Practically I don't know how this would work with CI, though. Perhaps the slow tests get invoked manually, once a PR has "settled" and there are no new commits? And then we have locally a "make test" and a "make slow-test" or something. (Or maybe "make test" should run everything and "make fast-test" skips the slowies.)

paulray commented 3 years ago

That sounds like a great idea. Right now certain tests are skipped if the environment doesn't support them, so this could probably be easy to implement with an environment variable setting or something. RUN_SLOW_TESTS=1

aarchiba commented 3 years ago

It is given as an example in the pytest documentation here: https://docs.pytest.org/en/stable/example/simple.html

You'd run it as pytest -m slow, and we could set this up as appropriate in the Makefile and/or CI.

Astropy was, when we were using Travis, set up to run the slow tests no more than once a day, as a cron job. There are options.

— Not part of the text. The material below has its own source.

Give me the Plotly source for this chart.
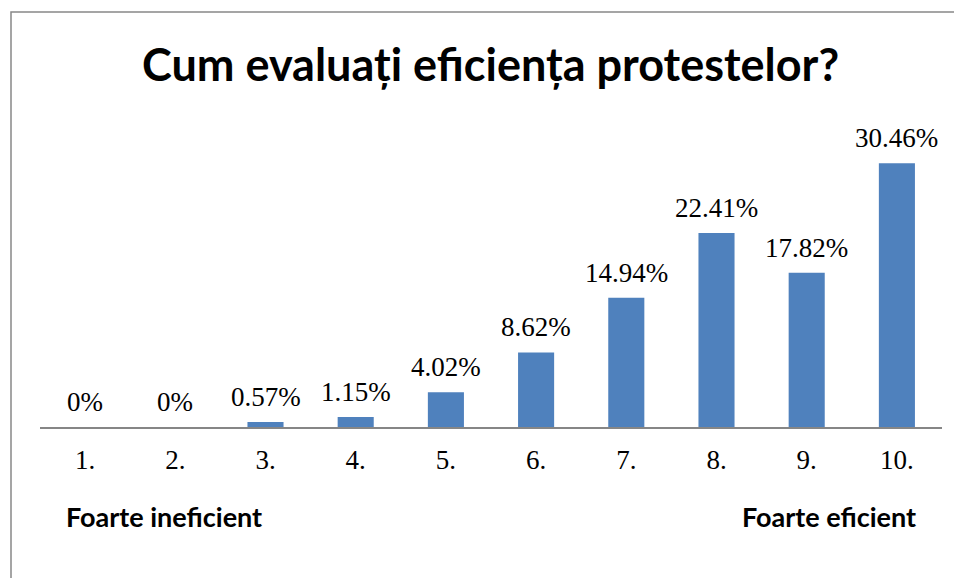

aarchiba commented 3 years ago

Additional suggestions from #869 (so I can close it):

Currently the PINT test suite takes many minutes to run. While it is possible to run individual test files with pytest tests/test_thing.py and individual tests with pytest tests/test_thing.py::test_thing_works, running all the tests takes so long it disrupts development and discourages running the whole test suite.

There are tools for improving this:

871 provides infrastructure and demonstrates how to use an ultra-simplified par file in a triple-quoted string.

kerrm commented 3 years ago

RE fixtures: I think a huge amount of test time is being spent setting up a fit and testing something with it. (e.g., dmxparse). This could certainly be improved in many cases by using fake TOAs rather than large datasets. But grouping those tests where possible and having them use the same fit object would also make a huge improvement. Could this be done without losing clarity, i.e. by keeping the tests grouped into sensible files?

aarchiba commented 3 years ago

It can be done, with some care. The recommended way to handle this sort of thing is to create a function annotated as a fixture:

@pytest.fixture
def fitter_with_stuff():
    m, t = get_model_and_toas(...)
    f = WLSFitter(t, m)
    f.fit_toas()
    return f

Then this is used by individual tests by using its name as an argument:

def test_stuff(fitter_with_stuff):
    assert fitter_with_stuff.stuff = "specific"

If you do this this way, fitter_with_stuff will be re-run for each test that uses it. If you use @pytest.fixture(scope="module") the fixture will be run only once for the whole module. (Expect pain and suffering if any test modifies the returned object.)

kerrm commented 3 years ago

That would definitely be a step in the right direction!

I agree RE pain and suffering about modifying the object. What about pickling the Fitter after f.fit_toas, and the fixture returns "fitter_pickle_file" for the test to then load and unpickle? And perhaps some support functions to handle that loading and unpickling for specific flavors of fitter: load_cached_b1821_fitter, load_cached_j0030_wideband_fitter, etc.

On Wed, 3 Feb 2021 at 13:52, Anne Archibald notifications@github.com wrote:

It can be done, with some care. The recommended way to handle this sort of thing is to create a function annotated as a fixture:

@pytest.fixturedef fitter_with_stuff(): m, t = get_model_and_toas(...) f = WLSFitter(t, m) f.fit_toas() return f

Then this is used by individual tests by using its name as an argument:

def test_stuff(fitter_with_stuff): assert fitter_with_stuff.stuff = "specific"

If you do this this way, fitter_with_stuff will be re-run for each test that uses it. If you use @pytest.fixture(scope="module") the fixture will be run only once for the whole module. (Expect pain and suffering if any test modifies the returned object.)

— You are receiving this because you commented. Reply to this email directly, view it on GitHub https://github.com/nanograv/PINT/issues/870#issuecomment-772730285, or unsubscribe https://github.com/notifications/unsubscribe-auth/AF3LAG5UUI7OI5HYPMA2VJLS5GK5LANCNFSM4UT4XGMA .

aarchiba commented 3 years ago

You can run the test suite as:

$ python -m cProfile -o profile $(which pytest)

and then the program snakeviz (pip install snakeviz) allows you to visualize the profiling results - you can figure out where PINT is spending all its time.